Immortus (; Nathaniel Richards) is a fictional character appearing in American comic books published by Marvel Comics. He is the future self of Pharaoh Rama-Tut, Scarlet Centurion, Kang the Conqueror, and Iron Lad / Kid Immortus, and a descendant of the scientist of the same name.

Immortus made his feature film debut in the Marvel Cinematic Universe (MCU) film Ant-Man and the Wasp: Quantumania (2023), portrayed by Jonathan Majors. Additionally, Immortus served as inspiration for the character He Who Remains, also portrayed by Majors in the episode "For All Time. Always." from the 2021 first season of the MCU television series Loki.

Publication history
Immortus first appeared in The Avengers #10 and was created by Stan Lee and Jack Kirby. In The Celestial Madonna Saga, Immortus was retroactively established to be the future self of the time-travelling Pharaoh Rama-Tut and Kang the Conqueror, having turned towards a more peaceful outlook on existence.

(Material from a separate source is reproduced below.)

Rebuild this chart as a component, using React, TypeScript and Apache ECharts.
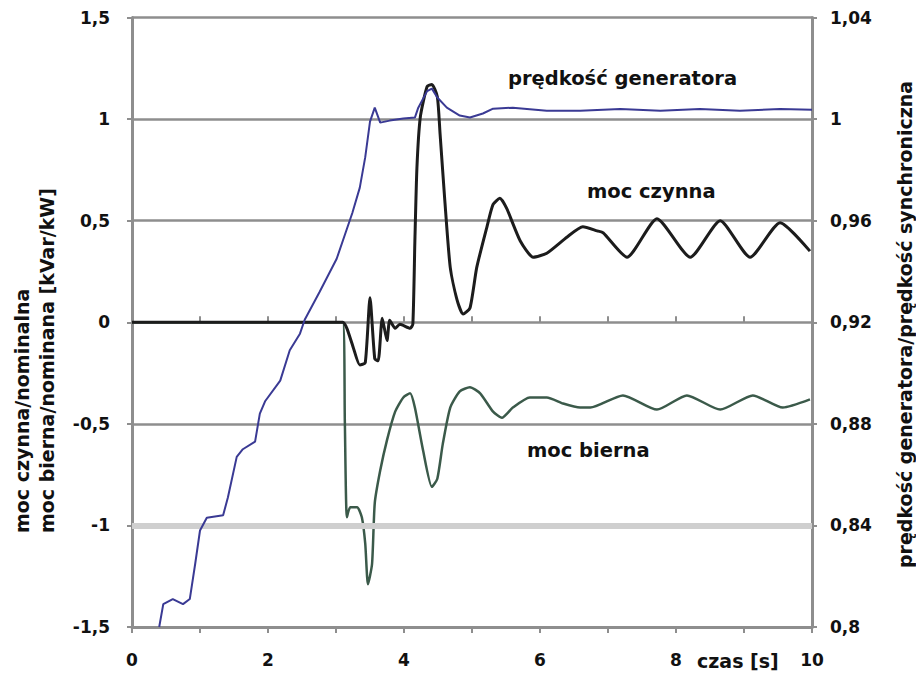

Fictional character biography
At some point in his personal timeline, Pharaoh Rama-Tut (formerly known as Kang) became weary of battle due to frustration and the loss of his son Marcus and consort Ravonna in several timelines. He was approached by the alien Time-Keepers—time travelers from the end of the universe, the last living creatures in existence—to become their agent, preserving timelines rather than conquering them in exchange for immortality. He accepted and reinvented himself again, this time as Immortus, the lord of the other-dimensional realm of Limbo.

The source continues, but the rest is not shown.